In 2017, the FCA commenced civil proceedings against two unregulated ‘pensions introducers’, Avacade Ltd and Alexandra Associates U.K. Ltd, and their directors, who the FCA allege were “…each knowingly concerned in [the] breaches“.
The FCA allege that the Defendants breached financial market rules by making misleading statements and carrying out regulated activities/communicating financial promotions without FCA authorisation/permission.
The FCA has accused the Defendants of persuading more than 1,900 investors to transfer £86 million from their occupational pensions into self-invested personal pensions. The Defendants allegedly dissipated £70 million into high-risk alternative investment schemes such as tree plantations for timber in Costa Rica and teak plantations in Sri Lanka and Malaysia. The FCA claims that the Defendants received more than £10 million in commission despite the investments failing.
The Trial – Shifting the Blame
The Defendants had sought access to unredacted interview notes and other materials prepared during the FCA’s investigation, arguing that these would refocus blame onto their business associates and absolve them of any wrongdoing.
The FCA maintained that the documents requested by the Defendants were confidential, and all information relevant to the accusations against the Defendants had already been provided to them.
The judge agreed with the FCA, ruling that the document requests were a “general roving inquiry” and the materials requested would not help the Defendants. The FCA has also previously been successful in blocking attempts made by the Defendants to obtain confidential documents from its investigation prior to the commencement of the trial.

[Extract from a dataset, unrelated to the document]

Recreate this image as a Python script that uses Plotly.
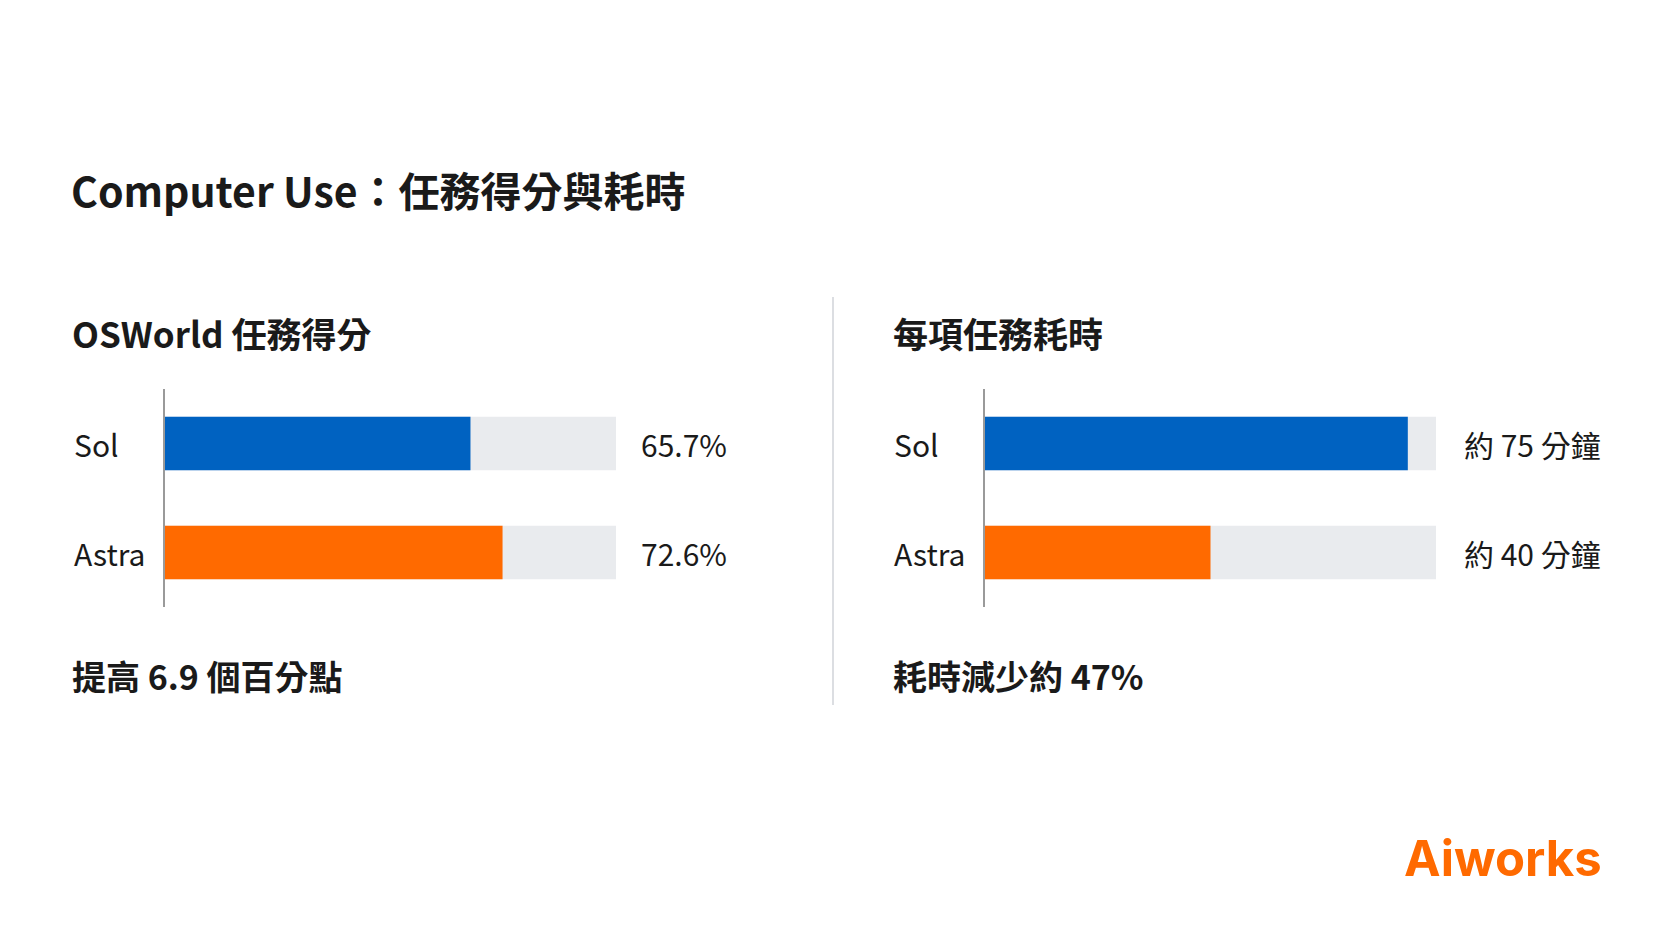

The Defendants argue that their activities did not constitute regulated activities as they simply steered clients to qualified advisors who made the investments, and they therefore have not broken the law. For example, the Defendants state that the FCA should in fact be prosecuting financial advisor BlackStar Wealth Management as they had encouraged consumers to purchase bonds in the Brazilian property market. However, the FCA considers this firm to be a “patsy” that did not offer independent advice.
The trial will determine whether the Defendants are liable for breaches under the Financial Services and Markets Act 2000 and the Financial Services Act 2012. A second trial could be held at a later date to determine how much money the FCA can recoup from the Defendants in favour of consumers affected by the alleged breaches. Should the Court rule in favour of the FCA, it could result in the Defendants being ordered to pay tens of millions of pounds in restitution payments for violating market rules by promoting the high-risk investment schemes.